В третьем диалоге в четырех вопросах и четырех ответах сердца очам и очей сердцу говорится о бытии и модусе способностей познавания и стремления. Здесь показывается, как воля пробуждается, направляется, движется и руководится сознанием, и взаимно: как сознание возбуждается, формируется и оживляется волею; так что идет впереди то одно, то другое. Здесь рождается сомнение насчет того, что имеет большую значимость: интеллект или вообще познавательная способность, или акт познания, или же воля, или вообще способность желать, или даже страсть; и можно ли любить сильнее, нежели понимать; а также означает ли, что все то, что в известной мере желаемо, вместе с тем в той же мере и познаваемо или же, наоборот, в силу чего принято звать желание познанием, как мы это видим у перипатетиков, учение которых нас воспитывало и питало с юности и которое называют познанием, все это начиная с желания возможного и естественного действия; откуда все следствия, цели и средства, начало, причины и элементы делят на начально, средне и окончательно известные по их природе, в которых участвуют в конце концов совместно и желание и познание. Здесь предполагается бесконечное могущество материи и помощь действия, которое не дает оставаться этому лишь пустой возможностью. Таким образом, здесь нет определения действия воли по отношению к добру, подобно тому как бесконечно и неопределимо действие познания по отношению к истине; в силу этого сущность, истина и добро взяты в одном и том же значении по отношению к одной и той же обозначенной вещи.

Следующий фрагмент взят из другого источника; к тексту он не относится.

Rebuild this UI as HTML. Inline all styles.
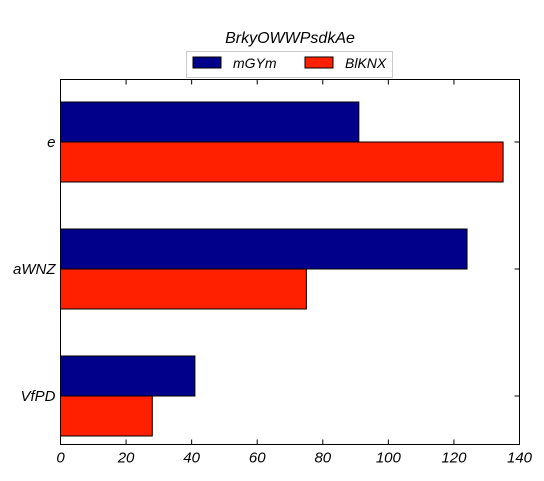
<!DOCTYPE html>
<html><head><meta charset="utf-8"><style>
body{margin:0;background:#fff;}
svg text{font-family:"Liberation Sans",sans-serif;font-style:italic;}
</style></head><body>
<svg width="544" height="476">
<text x="290" y="43" font-size="16" text-anchor="middle">BrkyOWWPsdkAe</text>
<g>
<rect x="186.5" y="51.5" width="206" height="26" fill="#fff" stroke="#ccc"/>
<rect x="193" y="57" width="28" height="11" fill="#00008b" stroke="#000"/>
<text x="233" y="68" font-size="14">mGYm</text>
<rect x="305" y="57" width="28" height="11" fill="#ff2000" stroke="#000"/>
<text x="345" y="68" font-size="14">BlKNX</text>
</g>
<g id="plot"></g>
</svg>
<script>
const categories=["VfPD","aWNZ","e"];
const seriesA=[41,124,91];
const seriesB=[28,75,135];
const xTicks=[0,20,40,60,80,100,120,140];
const L=60.5,R=519.5,T=79.5,B=444.5;
const xs=v=>L+v*(R-L)/140;
const yc=i=>396-i*127;
const ns="http://www.w3.org/2000/svg";
const g=document.getElementById('plot');
function mk(t,a){const e=document.createElementNS(ns,t);for(const k in a)e.setAttribute(k,a[k]);g.appendChild(e);return e;}
categories.forEach((c,i)=>{
 let r=mk('rect',{x:L,y:yc(i)-40,width:xs(seriesA[i])-L,height:40,fill:'#00008b',stroke:'#000'});
 
 
 r=mk('rect',{x:L,y:yc(i),width:xs(seriesB[i])-L,height:40,fill:'#ff2000',stroke:'#000'});
 
 
 const t=mk('text',{x:L-5,y:yc(i)+5,'font-size':15,'text-anchor':'end'});
 t.textContent=c;
 
 
 mk('line',{x1:L,x2:L+5,y1:yc(i),y2:yc(i),stroke:'#000'});
 mk('line',{x1:R,x2:R-5,y1:yc(i),y2:yc(i),stroke:'#000'});
});
xTicks.forEach(v=>{
 mk('line',{x1:xs(v),x2:xs(v),y1:B,y2:B-5,stroke:'#000'});
 mk('line',{x1:xs(v),x2:xs(v),y1:T,y2:T+5,stroke:'#000'});
 const t=mk('text',{x:xs(v),y:B+18,'font-size':15,'text-anchor':'middle'});
 t.textContent=v;
 
 
});
const f=mk('rect',{x:L,y:T,width:R-L,height:B-T,fill:'none',stroke:'#000'});


</script>
</body></html>
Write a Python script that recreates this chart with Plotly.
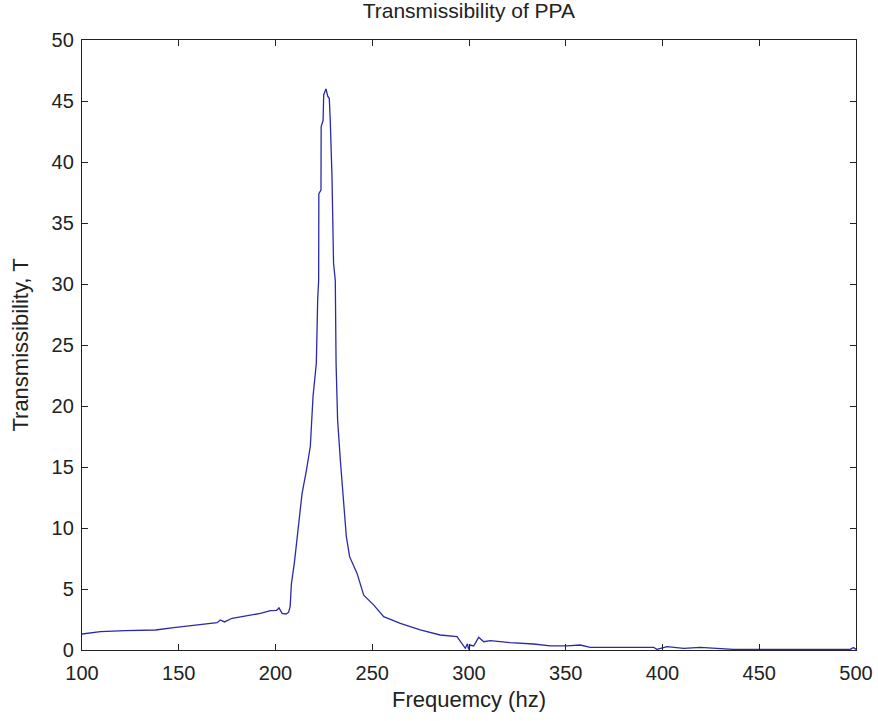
import plotly.graph_objects as go

freq_hz = [100, 109.5, 122.4, 138, 147.4, 159.5, 169.8, 171.5, 173.6, 177.6, 185.3, 192.2,
           197.4, 200.5, 201.8, 203.4, 205.5, 206.8, 207.6, 208.2, 209.8, 211.7, 213.7, 216,
           218, 219.4, 221.1, 221.8, 222.3, 222.4, 223.5, 223.6, 224.6, 224.9, 226.1, 227,
           227.8, 228.3, 229.2, 230, 230.9, 231.3, 232.1, 233.5, 235.2, 236.6, 238.3, 242.1,
           245.6, 250.7, 255.9, 264.5, 274.8, 285.1, 293.8, 296.4, 298.1, 299.2, 299.8, 300.6,
           302.4, 305, 307.6, 311, 321.3, 333.4, 342, 350.6, 357.5, 362.7, 385, 395.4, 397.1,
           402.3, 411, 419.5, 436.6, 453.9, 497, 498.7, 500]
transmissibility = [1.31, 1.5, 1.58, 1.64, 1.83, 2.05, 2.24, 2.46, 2.3, 2.6, 2.79, 3.0,
                    3.22, 3.25, 3.45, 3.0, 2.95, 3.1, 3.6, 5.4, 7.2, 10.1, 12.8, 14.75,
                    16.7, 20.8, 23.5, 28.7, 30.3, 37.4, 37.7, 42.9, 43.4, 45.5, 46.0, 45.4,
                    45.2, 43.4, 38.8, 31.7, 30.3, 23.5, 18.85, 15.6, 11.75, 9.3, 7.65, 6.3,
                    4.5, 3.7, 2.73, 2.19, 1.64, 1.23, 1.09, 0.55, 0.14, 0.5, 0.05, 0.4,
                    0.33, 1.04, 0.68, 0.77, 0.6, 0.49, 0.33, 0.33, 0.41, 0.22, 0.22, 0.22, 0.05,
                    0.27, 0.14, 0.22, 0.05, 0.05, 0.05, 0.2, 0.05]

x_ticks = [100, 150, 200, 250, 300, 350, 400, 450, 500]
y_ticks = [0, 5, 10, 15, 20, 25, 30, 35, 40, 45, 50]

font_family = "Liberation Sans, Arial, sans-serif"
ink = "#222222"

fig = go.Figure()
fig.add_trace(go.Scatter(x=freq_hz, y=transmissibility, mode="lines",
                         line=dict(color="#2a2aa8", width=1.3), showlegend=False))

axis_common = dict(showline=True, linecolor=ink, linewidth=1.3, mirror="ticks",
                   ticks="inside", ticklen=6, tickwidth=1.2, tickcolor=ink,
                   showgrid=False, zeroline=False, automargin=False,
                   tickfont=dict(family=font_family, size=20, color=ink))

fig.update_layout(
    width=878, height=721,
    margin=dict(l=82, r=22, t=40, b=71),
    paper_bgcolor="white", plot_bgcolor="white",
    title=dict(text="Transmissibility of PPA", x=0.534, xanchor="center", y=0.985, yanchor="middle",
               font=dict(family=font_family, size=21, color=ink)),
    xaxis=dict(range=[100, 500], tickvals=x_ticks, ticktext=[str(v) for v in x_ticks],
               ticklabelstandoff=5,
               title=dict(text="Frequemcy (hz)", standoff=8,
                          font=dict(family=font_family, size=22, color=ink)),
               **axis_common),
    yaxis=dict(range=[0, 50], tickvals=y_ticks, ticktext=[str(v) for v in y_ticks],
               ticklabelstandoff=3,
               title=dict(text="Transmissibility, T", standoff=16,
                          font=dict(family=font_family, size=22, color=ink)),
               **axis_common),
)

fig.write_html("out.html")
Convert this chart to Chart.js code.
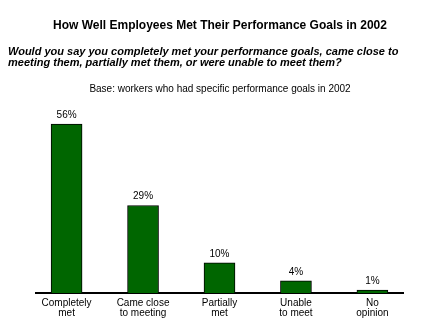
<!DOCTYPE html>
<html><head><meta charset="utf-8">
<script src="https://cdn.jsdelivr.net/npm/chart.js@4/dist/chart.umd.min.js"></script>
<style>
html,body{margin:0;padding:0;background:#fff;}
#wrap{position:relative;width:440px;height:325px;}
canvas{position:absolute;left:0;top:0;}
.t{position:absolute;font-family:"Liberation Sans",Arial,sans-serif;color:#000;white-space:nowrap;}
#title{left:0;width:440px;top:18px;text-align:center;font-weight:bold;font-size:12px;}
#sub{left:8px;top:46px;font-weight:bold;font-style:italic;font-size:11px;line-height:11px;}
#base{left:0;width:440px;top:83px;text-align:center;font-size:10px;}
</style></head>
<body><div id="wrap">
<canvas id="c" width="440" height="325"></canvas>
<div class="t" id="title">How Well Employees Met Their Performance Goals in 2002</div>
<div class="t" id="sub">Would you say you completely met your performance goals, came close to<br>meeting them, partially met them, or were unable to meet them?</div>
<div class="t" id="base">Base: workers who had specific performance goals in 2002</div>
</div>
<script>
const categories = [["Completely","met"],["Came close","to meeting"],["Partially","met"],["Unable","to meet"],["No","opinion"]];
const values = [56, 29, 10, 4, 1];
const valueLabels = ["56%","29%","10%","4%","1%"];

const FONT = "'Liberation Sans', Arial, sans-serif";
const labelPlugin = {
  id: 'vlabels',
  afterDatasetsDraw(chart) {
    const ctx = chart.ctx;
    const meta = chart.getDatasetMeta(0);
    ctx.save();
    ctx.font = "10px " + FONT;
    ctx.fillStyle = "#000";
    ctx.textAlign = "center";
    ctx.textBaseline = "middle";
    meta.data.forEach((bar, i) => {
      ctx.fillText(valueLabels[i], bar.x, bar.y - 9);
    });
    ctx.restore();
  }
};

new Chart(document.getElementById('c'), {
  type: 'bar',
  data: {
    datasets: [{
      data: values.map((v, i) => ({x: i, y: v})),
      backgroundColor: '#006600',
      borderColor: '#000',
      borderWidth: 1,
      barThickness: 31,
      borderSkipped: 'bottom'
    }]
  },
  options: {
    responsive: false,
    animation: false,
    layout: {padding: {left: 36, right: 37, top: 112, bottom: 2}},
    plugins: {legend: {display: false}, tooltip: {enabled: false}},
    scales: {
      x: {
        type: 'linear',
        offset: false,
        min: -0.4, max: 4.4,
        afterBuildTicks(axis) { axis.ticks = categories.map((c, i) => ({value: i})); },
        ticks: {
          callback: (v) => categories[v],
          font: {family: FONT, size: 10, lineHeight: 1.0},
          color: '#000',
          padding: 5,
          maxRotation: 0,
          autoSkip: false
        },
        grid: {display: false, drawTicks: false},
        border: {display: true, color: '#000', width: 2}
      },
      y: {
        display: false,
        min: 0, max: 60
      }
    }
  },
  plugins: [labelPlugin]
});
</script>
</body></html>
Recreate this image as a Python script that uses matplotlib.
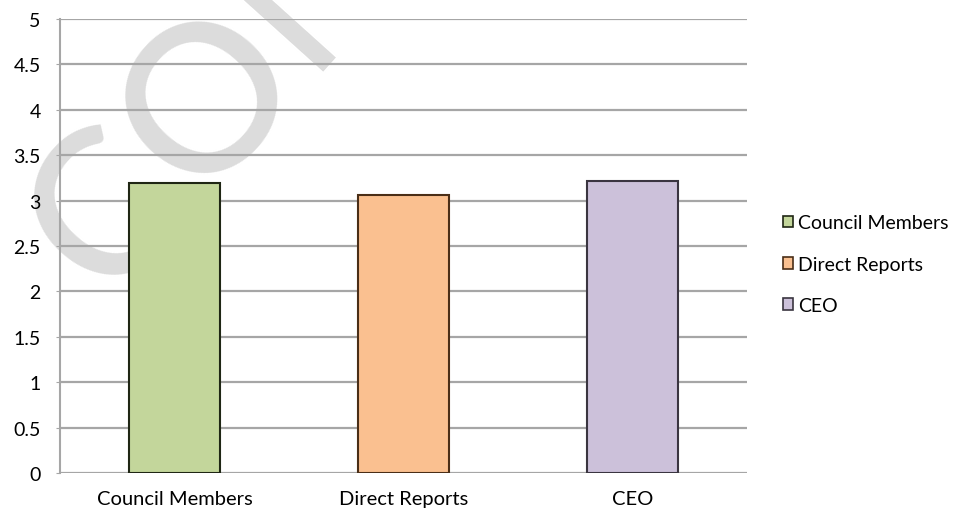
import matplotlib
matplotlib.use('Agg')
import matplotlib.pyplot as plt
from matplotlib.patches import Patch

plt.rcParams['font.family'] = ['Lato', 'DejaVu Sans']

# average ratings by group
groups = ['Council Members', 'Direct Reports', 'CEO']
scores = [3.19, 3.06, 3.21]
fills = ['#C3D69B', '#FAC090', '#CCC1DA']
edges = ['#1f2614', '#4a2e17', '#3a3540']
yticks = [0, 0.5, 1, 1.5, 2, 2.5, 3, 3.5, 4, 4.5, 5]

fig = plt.figure(figsize=(9.6, 5.1), dpi=100)

# watermark behind the chart
fig.text(0.112, 0.408, 'CONFIDENTIAL', fontsize=148, color='#DCDCDC',
         rotation=48, rotation_mode='anchor', ha='left', va='baseline',
         zorder=0, fontweight='medium')

ax = fig.add_axes([0.0625, 0.0706, 0.7155, 0.8904])
ax.patch.set_alpha(0)
ax.set_zorder(1)

x = range(len(groups))
ax.bar(x, scores, width=0.4, color=fills, edgecolor=edges, linewidth=1.5, zorder=3)

ax.set_xlim(-0.5, 2.5)
ax.set_ylim(0, 5)
ax.set_yticks(yticks)
ax.set_yticklabels([f'{t:g}' for t in yticks])
ax.set_xticks(list(x))
ax.set_xticklabels(groups)
ax.yaxis.grid(True, color='#A6A6A6', linewidth=1.6, zorder=1)
ax.set_axisbelow(True)

for s in ['top', 'right', 'bottom']:
    ax.spines[s].set_visible(False)
ax.spines['left'].set_color('#A6A6A6')
ax.spines['left'].set_linewidth(1.5)
ax.tick_params(axis='y', length=3, color='#A6A6A6', labelsize=14, pad=11)
ax.tick_params(axis='x', length=0, labelsize=14.5, pad=12)

handles = [Patch(facecolor=f, edgecolor=e, linewidth=1.2) for f, e in zip(fills, edges)]
fig.legend(handles, groups, loc='center left', bbox_to_anchor=(0.797, 0.48),
           frameon=False, fontsize=14, labelspacing=1.25,
           handlelength=0.55, handleheight=0.55, handletextpad=0.25)

fig.savefig('out.png', dpi=100)
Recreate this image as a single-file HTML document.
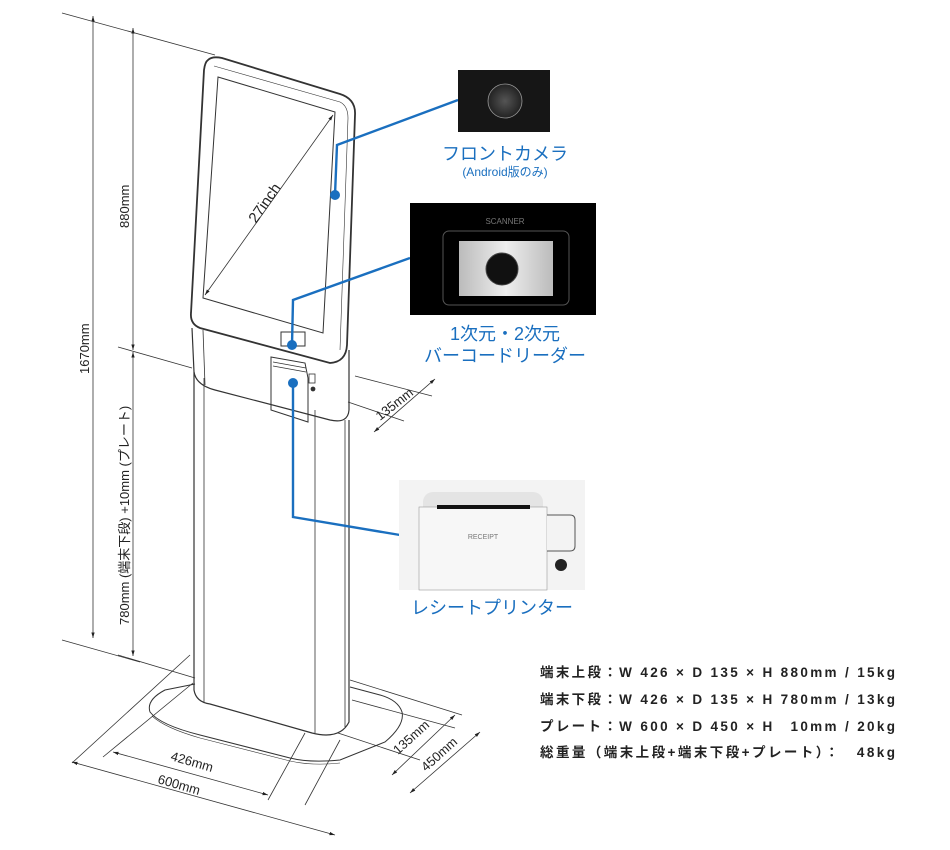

В четвертом диалоге изображены, а кое-где и объяснены новые основания неспособности, несоответствия и ошибок человеческого взгляда и познавательной силы в отношении божественных дел. Здесь в первом слепом – слепом от рождения – отмечается причина, которая лежит в его природе и унижает и давит его. Во втором, ослепшем вследствие отравления ядом ревности, указывается, что из-за вспыльчивости и похотливости он отклоняется и сбивается с пути. В третьем, ослепленном внезапным появлением сильного света, показано, что это происходит от яркости предмета, который его помрачает. У четвертого, выросшего и воспитанного в длительном созерцании солнца, слепота появляется от слишком глубокого созерцания единства, которое его швырнуло к толпе. У пятого, глаза которого всегда переполнены частыми слезами, указано несоответствие его сил и объекта, которое мешает ослепшему. У шестого, у которого исчезла зрительная органическая влага вследствие того, что он много плакал, изображается недостача настоящей умственной пищи, что его ослабило. У седьмого, очи которого испепелены пылом сердца, отмечена жаркая страсть, часто рассеивающая, ослабляющая и пожирающая способность различения. У восьмого, ослепшего от ранения одного места стрелой, произошедшего от самого акта соединения с объектом, последний побеждает, портит и извращает познавательную способность, уничтоженную ударом и падающую под его давлением; поэтому не без основания его зрение иногда описывается, как взгляд на пронизывающую молнию. У девятого слепого, который, поскольку он к тому же еще и нем, не может объяснить причину своей слепоты, указывается причина причин: тайное божественное решение, давшее людям усердие и исследовательскую мысль; откуда следует, что этому слепцу нельзя никогда подняться выше сознания своей слепоты и невежества и что более достойно уважать свое молчание, нежели речь. Это не дает извинения и поощрения обыкновенному невежеству, ибо тот вдвойне слеп, кто не видит своей слепоты; и в этом и состоит отличие прозорливо-прилежных людей от невежественных ленивцев; такие лентяи погружены в летаргию из-за отсутствия суждения о своем невидении, а изучающие – предусмотрительны, бодрствуют и благоразумно судят о своей слепоте, и поэтому они пребывают в процессе исследования и стоят у дверей приобретения света, от которых надолго отогнаны ленивцы.